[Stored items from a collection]
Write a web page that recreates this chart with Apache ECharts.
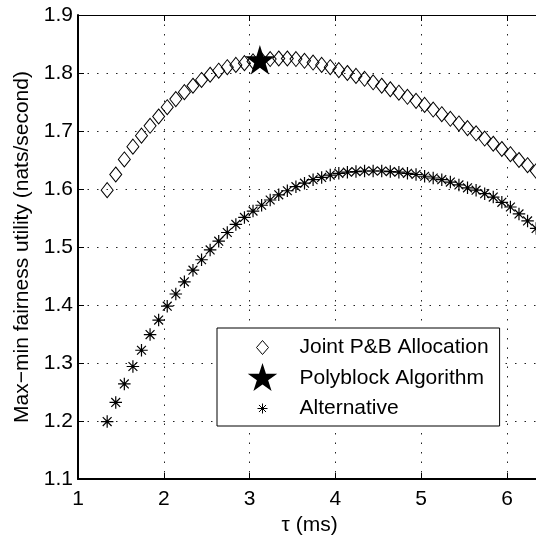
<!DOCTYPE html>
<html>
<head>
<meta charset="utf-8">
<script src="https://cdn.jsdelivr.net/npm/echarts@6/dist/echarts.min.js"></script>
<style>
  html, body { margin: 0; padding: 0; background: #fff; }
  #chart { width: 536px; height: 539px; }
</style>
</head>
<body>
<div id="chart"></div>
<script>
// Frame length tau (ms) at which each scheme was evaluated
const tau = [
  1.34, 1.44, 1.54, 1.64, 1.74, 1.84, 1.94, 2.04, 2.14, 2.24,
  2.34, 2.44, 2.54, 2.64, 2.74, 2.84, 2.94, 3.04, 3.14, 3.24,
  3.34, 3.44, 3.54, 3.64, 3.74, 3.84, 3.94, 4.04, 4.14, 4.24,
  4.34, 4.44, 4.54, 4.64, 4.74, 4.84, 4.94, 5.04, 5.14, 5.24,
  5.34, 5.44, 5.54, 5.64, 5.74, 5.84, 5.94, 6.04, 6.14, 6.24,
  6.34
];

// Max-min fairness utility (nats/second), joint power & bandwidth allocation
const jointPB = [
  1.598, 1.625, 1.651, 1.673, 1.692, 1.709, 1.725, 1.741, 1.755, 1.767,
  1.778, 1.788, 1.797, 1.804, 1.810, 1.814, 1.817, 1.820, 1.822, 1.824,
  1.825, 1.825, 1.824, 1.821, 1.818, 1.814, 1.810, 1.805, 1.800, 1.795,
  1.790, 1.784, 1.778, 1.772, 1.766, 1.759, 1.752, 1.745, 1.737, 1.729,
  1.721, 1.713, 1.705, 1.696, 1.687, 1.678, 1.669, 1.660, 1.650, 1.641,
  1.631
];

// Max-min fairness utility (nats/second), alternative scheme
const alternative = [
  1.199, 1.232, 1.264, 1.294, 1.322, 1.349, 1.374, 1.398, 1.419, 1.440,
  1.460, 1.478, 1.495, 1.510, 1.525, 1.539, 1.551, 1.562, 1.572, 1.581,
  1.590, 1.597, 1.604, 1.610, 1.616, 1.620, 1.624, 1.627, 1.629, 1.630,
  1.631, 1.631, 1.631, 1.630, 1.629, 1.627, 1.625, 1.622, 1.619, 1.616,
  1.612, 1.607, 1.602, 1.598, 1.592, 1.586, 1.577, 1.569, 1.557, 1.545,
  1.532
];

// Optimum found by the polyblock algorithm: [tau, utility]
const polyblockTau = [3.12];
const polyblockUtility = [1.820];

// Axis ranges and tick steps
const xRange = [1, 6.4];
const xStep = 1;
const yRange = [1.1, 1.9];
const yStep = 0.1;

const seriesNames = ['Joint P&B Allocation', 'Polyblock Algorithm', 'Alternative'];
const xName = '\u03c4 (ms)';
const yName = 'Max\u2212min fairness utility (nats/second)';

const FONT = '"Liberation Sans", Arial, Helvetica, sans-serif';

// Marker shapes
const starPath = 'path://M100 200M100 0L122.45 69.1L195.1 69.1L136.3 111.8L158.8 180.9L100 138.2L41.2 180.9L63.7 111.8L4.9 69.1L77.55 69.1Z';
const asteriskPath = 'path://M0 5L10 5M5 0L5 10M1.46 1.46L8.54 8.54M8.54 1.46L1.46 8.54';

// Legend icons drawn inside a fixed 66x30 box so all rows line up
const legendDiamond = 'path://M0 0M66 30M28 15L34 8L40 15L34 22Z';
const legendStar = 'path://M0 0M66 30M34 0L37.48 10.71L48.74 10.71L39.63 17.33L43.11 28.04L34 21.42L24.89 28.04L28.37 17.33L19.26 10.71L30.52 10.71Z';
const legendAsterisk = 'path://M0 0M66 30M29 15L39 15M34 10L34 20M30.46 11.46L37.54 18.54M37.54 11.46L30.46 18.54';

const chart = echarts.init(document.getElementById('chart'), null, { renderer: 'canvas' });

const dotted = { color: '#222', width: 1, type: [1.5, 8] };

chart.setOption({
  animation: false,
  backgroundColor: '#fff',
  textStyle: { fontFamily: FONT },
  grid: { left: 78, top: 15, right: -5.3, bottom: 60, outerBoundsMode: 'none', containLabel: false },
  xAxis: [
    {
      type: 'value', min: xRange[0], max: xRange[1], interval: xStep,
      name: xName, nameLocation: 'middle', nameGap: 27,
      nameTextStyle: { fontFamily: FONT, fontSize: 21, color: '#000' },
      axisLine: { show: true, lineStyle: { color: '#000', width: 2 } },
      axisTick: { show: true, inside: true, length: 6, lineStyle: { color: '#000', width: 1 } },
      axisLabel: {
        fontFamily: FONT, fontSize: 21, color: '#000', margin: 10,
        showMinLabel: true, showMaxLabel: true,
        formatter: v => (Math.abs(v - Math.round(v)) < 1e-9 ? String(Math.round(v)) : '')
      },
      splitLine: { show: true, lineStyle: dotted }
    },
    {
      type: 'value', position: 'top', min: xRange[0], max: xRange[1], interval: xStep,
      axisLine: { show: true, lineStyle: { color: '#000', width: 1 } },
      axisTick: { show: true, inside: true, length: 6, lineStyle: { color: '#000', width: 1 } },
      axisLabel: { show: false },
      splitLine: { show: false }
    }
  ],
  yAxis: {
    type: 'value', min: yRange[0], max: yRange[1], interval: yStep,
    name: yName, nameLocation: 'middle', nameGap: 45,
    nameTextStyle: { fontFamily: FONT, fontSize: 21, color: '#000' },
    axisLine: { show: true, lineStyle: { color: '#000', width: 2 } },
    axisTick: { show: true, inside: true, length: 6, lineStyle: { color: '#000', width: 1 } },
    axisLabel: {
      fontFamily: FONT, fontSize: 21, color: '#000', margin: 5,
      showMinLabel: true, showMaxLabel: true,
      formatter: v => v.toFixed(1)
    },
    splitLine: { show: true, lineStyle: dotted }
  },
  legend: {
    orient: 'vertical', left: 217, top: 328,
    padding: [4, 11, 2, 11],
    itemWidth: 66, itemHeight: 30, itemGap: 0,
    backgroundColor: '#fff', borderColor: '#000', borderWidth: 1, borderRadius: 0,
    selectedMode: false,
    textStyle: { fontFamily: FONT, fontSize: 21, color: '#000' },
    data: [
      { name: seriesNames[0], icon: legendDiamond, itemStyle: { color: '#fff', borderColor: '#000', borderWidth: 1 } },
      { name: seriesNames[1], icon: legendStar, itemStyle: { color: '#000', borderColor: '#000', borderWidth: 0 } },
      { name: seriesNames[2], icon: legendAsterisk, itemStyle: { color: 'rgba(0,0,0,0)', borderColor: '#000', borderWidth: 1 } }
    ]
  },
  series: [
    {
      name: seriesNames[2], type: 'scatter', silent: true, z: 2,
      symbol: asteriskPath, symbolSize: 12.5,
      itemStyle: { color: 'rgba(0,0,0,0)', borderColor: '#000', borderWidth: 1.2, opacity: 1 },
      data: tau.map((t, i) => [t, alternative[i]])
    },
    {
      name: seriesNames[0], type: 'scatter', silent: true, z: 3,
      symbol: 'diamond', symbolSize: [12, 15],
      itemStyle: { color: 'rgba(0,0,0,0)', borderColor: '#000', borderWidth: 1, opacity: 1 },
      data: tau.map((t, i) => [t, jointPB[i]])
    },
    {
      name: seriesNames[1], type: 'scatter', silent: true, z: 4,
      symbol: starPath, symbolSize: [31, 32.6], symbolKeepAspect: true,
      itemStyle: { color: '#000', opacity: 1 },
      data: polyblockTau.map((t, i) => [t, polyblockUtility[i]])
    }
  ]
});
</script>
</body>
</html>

==

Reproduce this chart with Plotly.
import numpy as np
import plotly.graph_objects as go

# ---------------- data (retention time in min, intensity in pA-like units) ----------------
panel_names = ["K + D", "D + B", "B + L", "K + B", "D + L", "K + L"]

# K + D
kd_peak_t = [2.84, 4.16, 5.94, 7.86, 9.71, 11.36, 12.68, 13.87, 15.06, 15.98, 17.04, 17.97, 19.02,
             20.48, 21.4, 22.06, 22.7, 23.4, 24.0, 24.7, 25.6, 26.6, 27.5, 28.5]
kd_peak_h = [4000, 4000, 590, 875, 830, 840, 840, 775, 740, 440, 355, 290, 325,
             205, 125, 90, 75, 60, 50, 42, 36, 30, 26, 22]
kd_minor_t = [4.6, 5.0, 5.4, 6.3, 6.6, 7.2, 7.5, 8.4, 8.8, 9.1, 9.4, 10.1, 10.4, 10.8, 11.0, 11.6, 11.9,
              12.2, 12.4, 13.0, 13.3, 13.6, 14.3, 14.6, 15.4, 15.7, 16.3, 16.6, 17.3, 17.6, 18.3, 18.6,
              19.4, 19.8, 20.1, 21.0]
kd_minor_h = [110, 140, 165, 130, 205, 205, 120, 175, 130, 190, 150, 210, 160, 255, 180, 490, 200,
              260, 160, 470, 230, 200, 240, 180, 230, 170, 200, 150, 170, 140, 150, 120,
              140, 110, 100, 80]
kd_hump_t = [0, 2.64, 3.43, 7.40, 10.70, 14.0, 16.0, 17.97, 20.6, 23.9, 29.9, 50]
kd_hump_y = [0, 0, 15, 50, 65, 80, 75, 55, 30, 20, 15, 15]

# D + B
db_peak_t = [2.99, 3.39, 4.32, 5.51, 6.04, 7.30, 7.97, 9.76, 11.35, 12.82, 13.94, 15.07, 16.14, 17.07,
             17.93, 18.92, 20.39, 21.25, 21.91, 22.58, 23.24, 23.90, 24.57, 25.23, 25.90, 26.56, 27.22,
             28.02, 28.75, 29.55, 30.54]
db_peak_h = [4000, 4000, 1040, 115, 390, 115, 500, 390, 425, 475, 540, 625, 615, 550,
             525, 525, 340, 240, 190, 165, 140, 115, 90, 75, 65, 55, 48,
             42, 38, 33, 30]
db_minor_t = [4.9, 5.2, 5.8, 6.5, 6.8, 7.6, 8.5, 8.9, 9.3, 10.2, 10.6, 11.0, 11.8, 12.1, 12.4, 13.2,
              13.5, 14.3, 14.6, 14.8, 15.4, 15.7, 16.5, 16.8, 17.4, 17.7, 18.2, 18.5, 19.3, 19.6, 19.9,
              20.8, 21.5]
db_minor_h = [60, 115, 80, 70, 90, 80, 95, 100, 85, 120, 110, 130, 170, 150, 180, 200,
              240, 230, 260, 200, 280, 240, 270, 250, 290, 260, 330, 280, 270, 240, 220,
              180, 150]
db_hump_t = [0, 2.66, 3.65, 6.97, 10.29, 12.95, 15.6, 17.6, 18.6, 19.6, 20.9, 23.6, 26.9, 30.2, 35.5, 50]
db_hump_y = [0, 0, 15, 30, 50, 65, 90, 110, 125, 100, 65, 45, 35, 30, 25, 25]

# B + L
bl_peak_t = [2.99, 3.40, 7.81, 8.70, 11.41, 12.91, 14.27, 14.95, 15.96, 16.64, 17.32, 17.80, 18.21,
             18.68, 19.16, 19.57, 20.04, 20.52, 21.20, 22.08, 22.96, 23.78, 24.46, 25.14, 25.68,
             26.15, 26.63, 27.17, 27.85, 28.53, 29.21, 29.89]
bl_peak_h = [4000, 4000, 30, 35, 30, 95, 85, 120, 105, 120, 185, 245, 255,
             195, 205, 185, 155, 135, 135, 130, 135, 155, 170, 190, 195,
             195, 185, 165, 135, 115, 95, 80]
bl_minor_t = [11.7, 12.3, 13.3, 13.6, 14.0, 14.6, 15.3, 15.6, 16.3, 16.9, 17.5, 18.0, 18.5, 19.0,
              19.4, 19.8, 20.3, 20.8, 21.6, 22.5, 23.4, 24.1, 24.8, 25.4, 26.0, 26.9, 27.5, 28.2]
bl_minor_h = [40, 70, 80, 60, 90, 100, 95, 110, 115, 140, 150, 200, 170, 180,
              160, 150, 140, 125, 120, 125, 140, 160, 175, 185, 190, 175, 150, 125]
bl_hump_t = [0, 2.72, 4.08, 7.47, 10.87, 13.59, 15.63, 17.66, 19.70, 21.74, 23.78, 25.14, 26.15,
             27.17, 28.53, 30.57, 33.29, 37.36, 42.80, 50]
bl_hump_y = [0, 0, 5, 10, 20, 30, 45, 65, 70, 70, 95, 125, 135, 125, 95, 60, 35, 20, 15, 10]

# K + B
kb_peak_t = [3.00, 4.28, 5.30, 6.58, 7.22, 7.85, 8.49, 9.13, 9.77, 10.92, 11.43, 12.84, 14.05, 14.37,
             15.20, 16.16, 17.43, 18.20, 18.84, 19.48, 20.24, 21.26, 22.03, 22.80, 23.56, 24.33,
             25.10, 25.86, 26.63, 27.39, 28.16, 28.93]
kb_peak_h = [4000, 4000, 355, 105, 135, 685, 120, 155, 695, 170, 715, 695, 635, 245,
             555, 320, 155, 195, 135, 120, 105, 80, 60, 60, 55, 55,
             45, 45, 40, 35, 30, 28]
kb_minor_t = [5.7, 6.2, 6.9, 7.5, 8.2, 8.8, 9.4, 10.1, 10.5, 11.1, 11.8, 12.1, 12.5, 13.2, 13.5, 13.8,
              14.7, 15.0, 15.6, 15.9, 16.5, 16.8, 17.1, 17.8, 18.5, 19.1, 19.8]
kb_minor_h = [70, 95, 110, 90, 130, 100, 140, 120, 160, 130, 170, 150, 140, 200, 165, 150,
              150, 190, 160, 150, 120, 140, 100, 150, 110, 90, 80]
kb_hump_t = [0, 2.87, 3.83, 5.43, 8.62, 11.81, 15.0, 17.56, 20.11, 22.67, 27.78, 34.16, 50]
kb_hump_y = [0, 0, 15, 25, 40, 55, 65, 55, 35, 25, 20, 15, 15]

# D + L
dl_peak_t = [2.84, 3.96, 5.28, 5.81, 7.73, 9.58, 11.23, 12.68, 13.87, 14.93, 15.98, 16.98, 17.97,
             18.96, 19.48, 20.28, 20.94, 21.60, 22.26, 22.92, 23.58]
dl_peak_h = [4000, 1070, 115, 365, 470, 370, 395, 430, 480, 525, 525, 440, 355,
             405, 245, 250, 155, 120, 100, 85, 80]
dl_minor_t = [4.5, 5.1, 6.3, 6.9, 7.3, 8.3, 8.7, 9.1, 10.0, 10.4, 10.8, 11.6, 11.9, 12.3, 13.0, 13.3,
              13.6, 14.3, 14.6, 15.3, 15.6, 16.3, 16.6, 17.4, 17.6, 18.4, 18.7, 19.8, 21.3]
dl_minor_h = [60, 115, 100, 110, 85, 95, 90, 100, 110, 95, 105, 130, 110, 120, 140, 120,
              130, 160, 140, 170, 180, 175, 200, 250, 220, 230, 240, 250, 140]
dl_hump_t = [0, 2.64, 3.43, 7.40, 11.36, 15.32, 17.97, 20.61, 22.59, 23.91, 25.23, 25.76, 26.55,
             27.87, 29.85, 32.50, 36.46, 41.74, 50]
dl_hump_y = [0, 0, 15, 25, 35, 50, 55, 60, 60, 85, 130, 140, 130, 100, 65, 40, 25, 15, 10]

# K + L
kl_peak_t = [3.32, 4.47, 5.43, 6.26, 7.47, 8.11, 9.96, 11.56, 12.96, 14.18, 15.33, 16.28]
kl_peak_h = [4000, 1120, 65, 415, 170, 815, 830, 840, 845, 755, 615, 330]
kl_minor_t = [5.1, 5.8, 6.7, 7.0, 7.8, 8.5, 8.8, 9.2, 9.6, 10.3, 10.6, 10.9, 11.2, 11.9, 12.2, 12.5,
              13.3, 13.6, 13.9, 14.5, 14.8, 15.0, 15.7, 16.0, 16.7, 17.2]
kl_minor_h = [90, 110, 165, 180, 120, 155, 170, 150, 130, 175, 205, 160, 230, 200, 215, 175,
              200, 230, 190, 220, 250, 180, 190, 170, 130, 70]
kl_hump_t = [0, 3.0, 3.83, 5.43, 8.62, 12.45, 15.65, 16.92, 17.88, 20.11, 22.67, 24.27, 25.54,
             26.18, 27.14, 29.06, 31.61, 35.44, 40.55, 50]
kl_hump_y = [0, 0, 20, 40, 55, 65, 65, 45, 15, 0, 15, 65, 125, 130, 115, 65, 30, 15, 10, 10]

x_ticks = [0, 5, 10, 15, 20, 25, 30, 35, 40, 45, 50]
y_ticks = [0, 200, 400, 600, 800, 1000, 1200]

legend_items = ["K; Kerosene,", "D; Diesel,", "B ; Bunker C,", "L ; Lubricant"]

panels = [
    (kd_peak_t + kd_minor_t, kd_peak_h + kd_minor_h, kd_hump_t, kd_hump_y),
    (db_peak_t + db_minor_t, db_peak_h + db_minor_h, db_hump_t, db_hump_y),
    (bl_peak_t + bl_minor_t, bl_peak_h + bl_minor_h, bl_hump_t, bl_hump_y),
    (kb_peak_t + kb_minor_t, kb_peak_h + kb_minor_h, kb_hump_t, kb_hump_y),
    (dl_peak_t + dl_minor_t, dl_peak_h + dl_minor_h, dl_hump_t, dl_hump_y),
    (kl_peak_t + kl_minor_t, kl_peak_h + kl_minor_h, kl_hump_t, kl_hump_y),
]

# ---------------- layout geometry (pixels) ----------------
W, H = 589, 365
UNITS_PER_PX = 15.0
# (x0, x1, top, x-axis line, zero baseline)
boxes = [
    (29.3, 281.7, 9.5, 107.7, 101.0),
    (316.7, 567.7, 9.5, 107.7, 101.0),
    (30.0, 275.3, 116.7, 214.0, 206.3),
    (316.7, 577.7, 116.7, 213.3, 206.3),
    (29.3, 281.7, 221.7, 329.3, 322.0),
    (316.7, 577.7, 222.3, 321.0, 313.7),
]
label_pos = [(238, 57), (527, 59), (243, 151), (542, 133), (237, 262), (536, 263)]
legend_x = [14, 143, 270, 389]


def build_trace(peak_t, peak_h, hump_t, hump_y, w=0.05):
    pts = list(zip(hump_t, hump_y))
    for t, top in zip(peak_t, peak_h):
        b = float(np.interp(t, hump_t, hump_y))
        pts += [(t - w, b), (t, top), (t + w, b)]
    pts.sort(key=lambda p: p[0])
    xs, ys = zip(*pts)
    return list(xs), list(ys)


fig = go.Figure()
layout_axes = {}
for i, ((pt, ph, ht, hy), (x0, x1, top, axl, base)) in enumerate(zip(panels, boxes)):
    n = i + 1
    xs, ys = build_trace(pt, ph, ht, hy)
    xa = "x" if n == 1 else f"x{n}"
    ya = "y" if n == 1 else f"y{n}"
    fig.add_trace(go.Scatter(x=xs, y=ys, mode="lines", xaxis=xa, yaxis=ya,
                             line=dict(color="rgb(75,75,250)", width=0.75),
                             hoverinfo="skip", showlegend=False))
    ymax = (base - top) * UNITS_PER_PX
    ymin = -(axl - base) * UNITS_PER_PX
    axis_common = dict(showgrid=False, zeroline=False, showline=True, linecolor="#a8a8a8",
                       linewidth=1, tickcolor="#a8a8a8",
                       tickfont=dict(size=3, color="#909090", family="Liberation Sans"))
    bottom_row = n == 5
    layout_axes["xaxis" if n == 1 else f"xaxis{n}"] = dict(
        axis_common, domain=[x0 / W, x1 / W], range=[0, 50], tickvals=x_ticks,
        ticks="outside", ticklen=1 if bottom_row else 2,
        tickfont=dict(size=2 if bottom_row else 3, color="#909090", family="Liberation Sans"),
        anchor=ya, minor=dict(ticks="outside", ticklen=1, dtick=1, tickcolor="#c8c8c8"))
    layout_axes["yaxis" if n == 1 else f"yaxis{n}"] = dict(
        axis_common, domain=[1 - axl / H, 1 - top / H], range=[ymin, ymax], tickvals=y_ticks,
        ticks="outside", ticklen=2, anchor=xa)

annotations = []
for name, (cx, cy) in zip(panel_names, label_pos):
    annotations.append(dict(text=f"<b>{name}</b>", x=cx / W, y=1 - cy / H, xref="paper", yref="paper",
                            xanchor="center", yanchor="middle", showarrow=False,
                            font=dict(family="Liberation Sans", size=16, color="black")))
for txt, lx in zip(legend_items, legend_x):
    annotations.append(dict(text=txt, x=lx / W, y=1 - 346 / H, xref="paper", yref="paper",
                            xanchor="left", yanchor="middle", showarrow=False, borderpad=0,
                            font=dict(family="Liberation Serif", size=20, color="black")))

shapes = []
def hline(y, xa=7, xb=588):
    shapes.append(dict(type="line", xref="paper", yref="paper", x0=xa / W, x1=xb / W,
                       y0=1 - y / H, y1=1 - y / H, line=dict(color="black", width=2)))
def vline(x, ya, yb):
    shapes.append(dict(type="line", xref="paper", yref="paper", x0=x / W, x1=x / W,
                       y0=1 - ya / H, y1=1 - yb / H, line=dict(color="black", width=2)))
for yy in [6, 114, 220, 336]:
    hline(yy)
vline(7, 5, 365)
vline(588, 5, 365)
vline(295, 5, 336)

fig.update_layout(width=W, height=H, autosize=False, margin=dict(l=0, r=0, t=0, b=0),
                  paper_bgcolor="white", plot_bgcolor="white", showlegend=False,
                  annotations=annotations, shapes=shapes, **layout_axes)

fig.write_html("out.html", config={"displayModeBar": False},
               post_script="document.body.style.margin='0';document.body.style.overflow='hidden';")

(What you are asked to do)
Work through the records line by line and tally those with the word "this". Report only the total.

(Finished exercise)
2